RWE AG, Germany’s second-biggest utility, plans to cut consumer natural-gas tariffs by up to 15 percent on July 1, while Spanish supermarket chain Mercadona SA has reduced prices by an average 10 percent. In Ireland, retailers Tesco Plc and Marks & Spencer Group Plc are lowering prices.

A gauge of euro-area consumers’ price expectations declined in June to a record low, the European Commission said yesterday, even as oil prices have begun to increase, with crude oil doubling since the middle of February.

“It’s interesting that this is coming in spite of higher energy prices, as typically these surveys are very sensitive to energy prices,” Luigi Speranza, an economist at BNP Paribas in London said. “By this time next year, inflation will be still very low and well below the ECB’s definition of price stability.”

Inflation Target

The ECB, which targets an inflation rate of just under 2 percent, held its benchmark interest rate at a record low of 1 percent on June 4. It also forecast that consumer-price growth would average 0.3 percent this year and 1 percent in 2010.

Unemployment probably rose to 9.4 percent that month, the highest since 1999, according a Bloomberg survey of economists.

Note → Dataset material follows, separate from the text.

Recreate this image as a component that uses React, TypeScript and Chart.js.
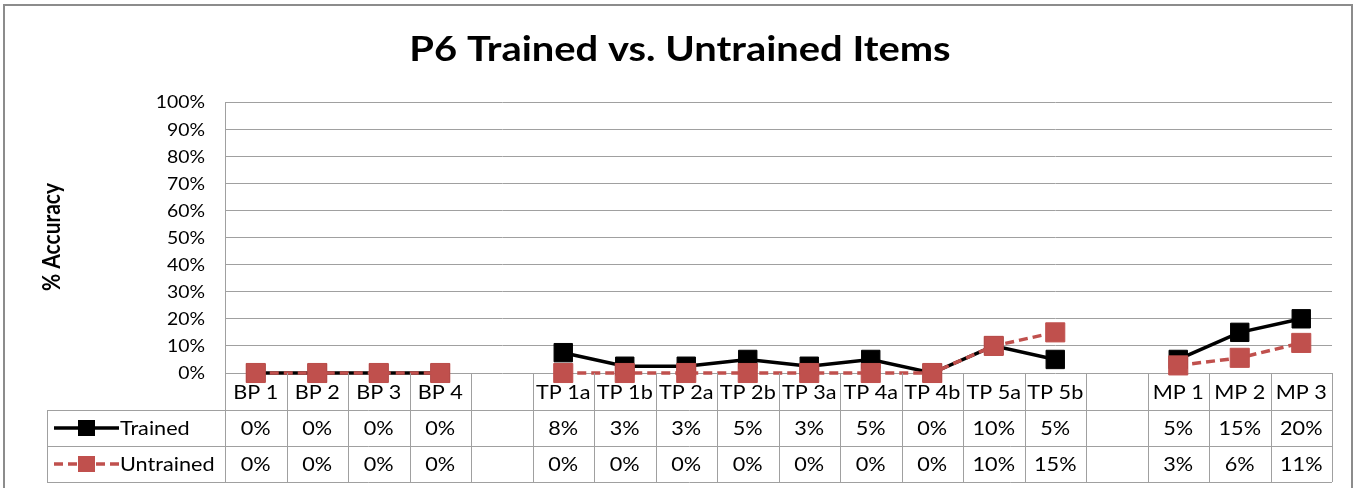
import React, { useEffect, useRef } from "react";
import { Chart, registerables } from "chart.js";

Chart.register(...registerables);

const title = "P6 Trained vs. Untrained Items";
const yAxisTitle = "% Accuracy";
const categories = ["BP 1", "BP 2", "BP 3", "BP 4", "", "TP 1a", "TP 1b", "TP 2a", "TP 2b", "TP 3a", "TP 4a", "TP 4b", "TP 5a", "TP 5b", "", "MP 1", "MP 2", "MP 3"];
const trained = [0, 0, 0, 0, null, 7.5, 2.5, 2.5, 5, 2.5, 5, 0, 10, 5, null, 5, 15, 20];
const untrained = [0, 0, 0, 0, null, 0, 0, 0, 0, 0, 0, 0, 10, 15, null, 2.8, 5.6, 11.1];
const seriesNames = ["Trained", "Untrained"];
const yTickValues = [0, 10, 20, 30, 40, 50, 60, 70, 80, 90, 100];

const FONT = "Lato, 'Open Sans', sans-serif";
const GRID = "#a0a0a0";
const RED = "#C0504D";
const SX = 1.14;

function txt(ctx: CanvasRenderingContext2D, s: string, x: number, y: number, size: number, bold: boolean, align: CanvasTextAlign) {
  ctx.save();
  ctx.translate(x, y);
  ctx.scale(SX, 1);
  ctx.font = `${bold ? "bold " : ""}${size}px ${FONT}`;
  ctx.textAlign = align;
  ctx.textBaseline = "middle";
  ctx.fillStyle = "#000";
  ctx.fillText(s, 0, 0);
  ctx.restore();
}

const tablePlugin = {
  id: "excelTable",
  afterDraw(chart: any) {
    const ctx = chart.ctx as CanvasRenderingContext2D;
    const area = chart.chartArea;
    const yScale = chart.scales.y;
    const n = categories.length;
    const colW = (area.right - area.left) / n;
    const y0 = area.bottom;
    const y1 = y0 + 37;
    const y2 = y1 + 36;
    const y3 = y2 + 36;
    const legL = 47;
    ctx.save();
    // outer frame
    ctx.strokeStyle = "#8c8c8c";
    ctx.lineWidth = 2;
    ctx.strokeRect(4, 5, 1348, 500);
    // title
    txt(ctx, title, 680, 50, 35, true, "center");
    // y axis title (rotated, stretched across)
    ctx.save();
    ctx.translate(52, 237);
    ctx.rotate(-Math.PI / 2);
    ctx.scale(1, SX);
    ctx.font = `bold 21px ${FONT}`;
    ctx.textAlign = "center";
    ctx.textBaseline = "middle";
    ctx.fillStyle = "#000";
    ctx.fillText(yAxisTitle, 0, 0);
    ctx.restore();
    // y tick labels
    for (const v of yTickValues) {
      txt(ctx, `${v}%`, 205, yScale.getPixelForValue(v) + 1, 17, false, "right");
    }
    // grid of table
    ctx.strokeStyle = GRID;
    ctx.lineWidth = 1;
    ctx.beginPath();
    for (let i = 0; i <= n; i++) {
      const x = Math.round(area.left + i * colW) + 0.5;
      ctx.moveTo(x, y0);
      ctx.lineTo(x, y3);
    }
    ctx.moveTo(legL + 0.5, y1);
    ctx.lineTo(legL + 0.5, y3);
    for (const y of [y1, y2, y3]) {
      ctx.moveTo(legL, Math.round(y) + 0.5);
      ctx.lineTo(area.right, Math.round(y) + 0.5);
    }
    ctx.stroke();
    // texts
    const rows = [trained, untrained];
    for (let i = 0; i < n; i++) {
      const cx = area.left + (i + 0.5) * colW;
      if (categories[i]) txt(ctx, categories[i], cx, (y0 + y1) / 2 + 1, 19, false, "center");
      rows.forEach((r, k) => {
        const v = r[i];
        if (v === null || v === undefined) return;
        const yc = k === 0 ? (y1 + y2) / 2 : (y2 + y3) / 2;
        txt(ctx, `${Math.round(v)}%`, cx, yc + 1, 19, false, "center");
      });
    }
    // legend
    const legends = [
      { name: seriesNames[0], color: "#000", dash: [] as number[], yc: (y1 + y2) / 2 },
      { name: seriesNames[1], color: RED, dash: [9, 5], yc: (y2 + y3) / 2 },
    ];
    for (const l of legends) {
      ctx.strokeStyle = l.color;
      ctx.lineWidth = 3.5;
      ctx.setLineDash(l.dash);
      ctx.beginPath();
      ctx.moveTo(54, l.yc);
      ctx.lineTo(119, l.yc);
      ctx.stroke();
      ctx.setLineDash([]);
      ctx.fillStyle = l.color;
      ctx.fillRect(78, l.yc - 8, 17, 16);
      txt(ctx, l.name, 120, l.yc + 1, 19, false, "left");
    }
    ctx.restore();
  },
};

export default function App() {
  const ref = useRef<HTMLCanvasElement | null>(null);
  useEffect(() => {
    document.body.style.margin = "0";
    const chart = new Chart(ref.current!, {
      type: "line",
      data: {
        labels: categories,
        datasets: [
          {
            label: seriesNames[0],
            data: trained,
            borderColor: "#000",
            backgroundColor: "#000",
            borderWidth: 3.5,
            pointStyle: "rect",
            pointRadius: 13,
            pointBorderWidth: 1,
            pointBackgroundColor: "#000",
            pointBorderColor: "#000",
            clip: false,
            order: 1,
            tension: 0,
          },
          {
            label: seriesNames[1],
            data: untrained,
            borderColor: RED,
            backgroundColor: RED,
            borderWidth: 3.5,
            borderDash: [9, 5],
            pointStyle: "rect",
            pointRadius: 13.5,
            pointBorderWidth: 1,
            pointBackgroundColor: RED,
            pointBorderColor: RED,
            clip: false,
            order: 0,
            tension: 0,
          },
        ],
      },
      options: {
        responsive: false,
        animation: false,
        layout: { padding: { left: 225, top: 102, right: 24, bottom: 115 } },
        plugins: { legend: { display: false }, tooltip: { enabled: false }, title: { display: false } },
        scales: {
          x: { display: false, offset: true },
          y: {
            min: 0,
            max: 100,
            afterFit: (s: any) => {
              s.width = 0;
            },
            ticks: { display: false, stepSize: 10 },
            grid: { color: GRID, drawTicks: false },
            border: { display: true, color: GRID },
          },
        },
      },
      plugins: [tablePlugin],
    });
    return () => chart.destroy();
  }, []);
  return (
    <div style={{ position: "fixed", left: 0, top: 0, width: 1356, height: 488, background: "#fff" }}>
      <canvas ref={ref} width={1356} height={488} style={{ display: "block" }} />
    </div>
  );
}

The EU statistics office will publish the jobless data on July 2.

“The bottom line is we have a very low inflation environment but we’re not in a deflation situation,” said Nick Kounis, chief European economist at Fortis Bank in Amsterdam, who correctly forecast the June rate.

The central bank is also lending banks as much money as they want for 12 months to get credit flowing and plans to buy 60 billion euros ($84.6 million) of covered bonds from next month.

‘Timely Withdrawal’

Some policy makers, including Germany’s Axel Weber, have said the ECB must withdraw its monetary stimulus quickly once the economy returns to growth to prevent the build-up of inflationary pressures.

“A timely withdrawal of liquidity” is necessary to ensure price stability, Weber said on June 23. “The past has shown that an overly generous provision of liquidity in global financial markets in connection with a very low level of interest rates promotes the formation of asset-price bubbles.”

The inflation report released today is an estimate. The statistics office will publish a detailed breakdown of the data, including energy-price inflation as well as the core rate, on July 15.